We have had to be more flexible with the staff who can’t work remotely, and for those returning to work after being furloughed, or having had time off, we have implemented a staggered return to work process, which includes:
- Pre-work health screening questionnaire
- Using an infrared thermometer to check temperatures
- Full COVID-19 risk assessment of work premises
- Drafting of SOCOTEC COVID-19 safe working practices
- Induction brief for returning staff
- Raising of signage and segregation of workstations / walkways / stairwells
- Sourcing essential Coronavirus protection measures, including hand sanitizer, HEPA filters for air con units and hand dryers, cloth face coverings, all in line with the requirements set out by the UK Government and Health and Safety Executive (HSE)
- Staggering shifts to monitor and control access and egress, enabling us to contact trace in the event of someone contracting the virus
The nature of SOCOTEC Monitoring’s work involves a great deal of time on-site. How have you adapted working practices to ensure safety on construction sites?
Our safety critical sites have remained operational throughout the pandemic, so maintaining a safe environment for our site technicians and project managers has been, and continues to be, key.
There is a three-tiered system for on-site safety. These are rules put in place by the government, individual contractors and some of our own. SOCOTEC Monitoring’s safety regulations are informed by government guidelines and were created in accordance with them, they are constantly being reviewed and amended. This ensures we are always performing to the highest site safety standards.
How do you keep health and safety interesting?
With humour. Health and safety doesn’t need to be boring, and I find that people retain far more information if you can educate and inject a sense of humour at the same time. At the moment, this is even more important. I send around updates with light-hearted jokes, and I’ve added different coloured ‘grumpy bum’ stickers to the hard surfaces around the office so everyone knows where they need to wipe down after using the different facilities, and reminding people to sanitise their hands afterwards.
How did you get into health and safety?
My work history has been filled with a series of unexpected opportunities that eventually led me to health and safety. I left the forces in the 80’s and started working as a labourer for a company called J. Murphy & Sons. They had a terrific ethos which always stuck with me. They believed that if someone needed help with a job they were doing, regardless of what that job was, you should help them. So, one day when a welders mate didn’t turn up to work, it seemed a natural fit for me to step in to help. I started working in that field, eventually becoming a welder myself.
I continued working as a welder for a few years until there was an accident on site in the 90’s which lead to an in-depth health and safety consultation. With a core belief of adhering to rigorous safety measures, it was no surprise that the site had been operating in accordance with the correct regulations, however, the need for an employee health and safety representative was identified. I was nominated for the position and as a result I received a great deal of training, setting me on the path I am currently on.

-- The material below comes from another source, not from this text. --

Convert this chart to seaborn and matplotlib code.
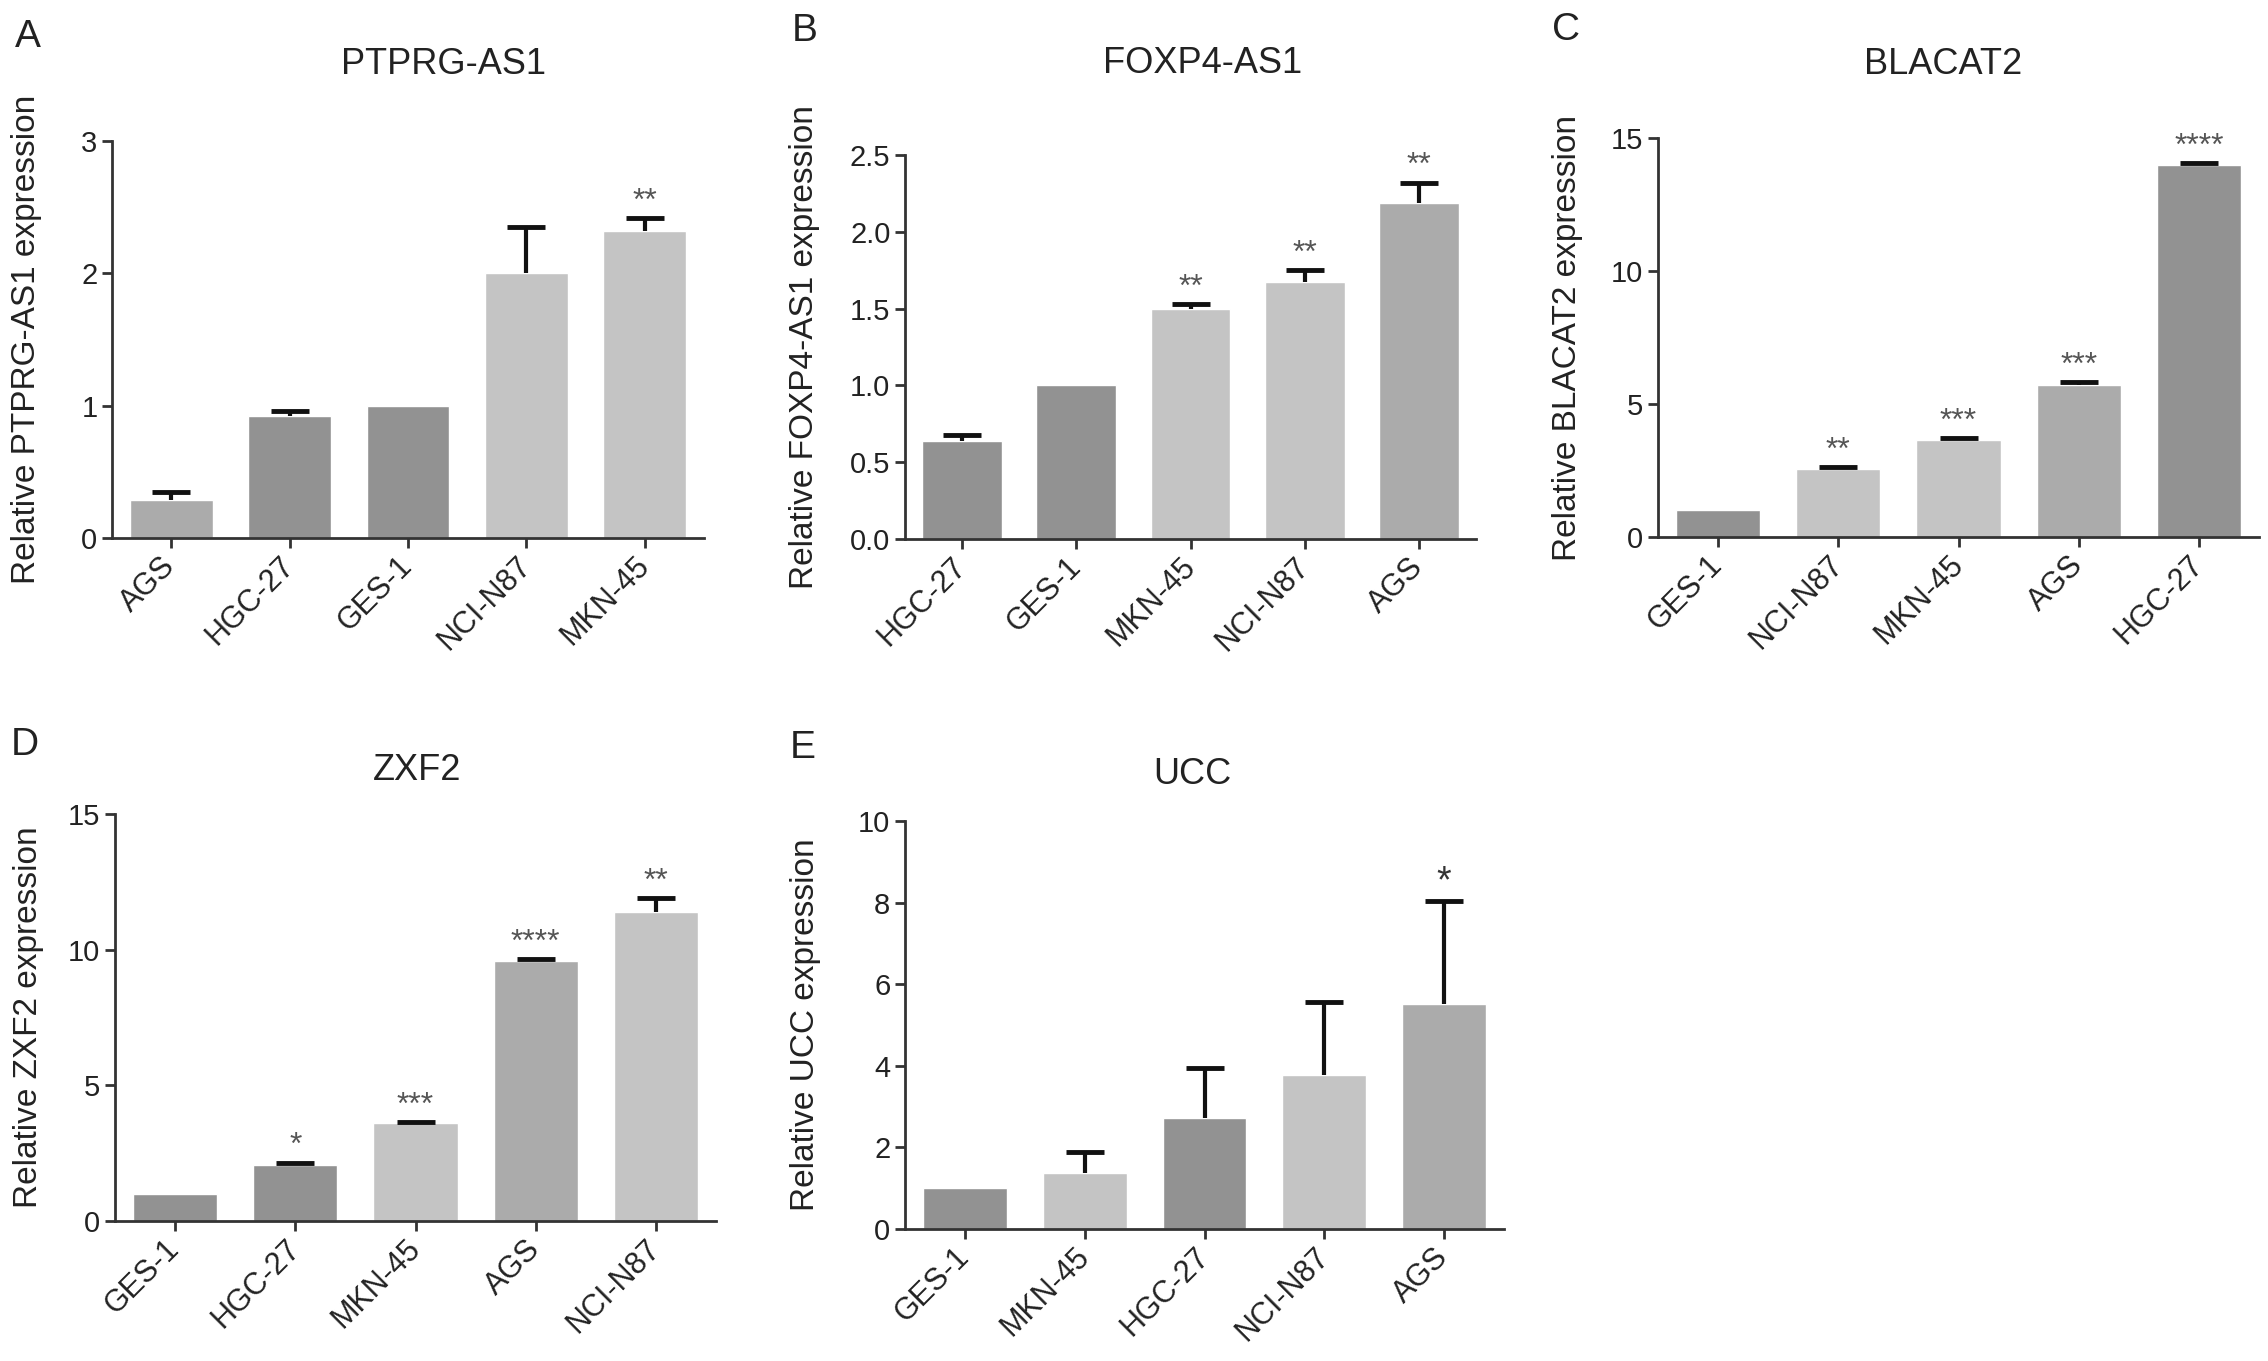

Do you have any advice for people thinking about a career in health and safety?
The sector has changed a great deal over recent months and everyone is paying more attention now to health and safety. I’ve found it vital to teach people about viruses and how to avoid spreading them. It helps people to understand why implementing strict hygiene practices and enforcing social isolation, where possible, is so important.
I can’t see working practices returning to ‘normal’ for some time, so it’s going to be crucial for anyone looking for a role in health and safety to be proactive and think ahead, and always have a Plan B to fall back on.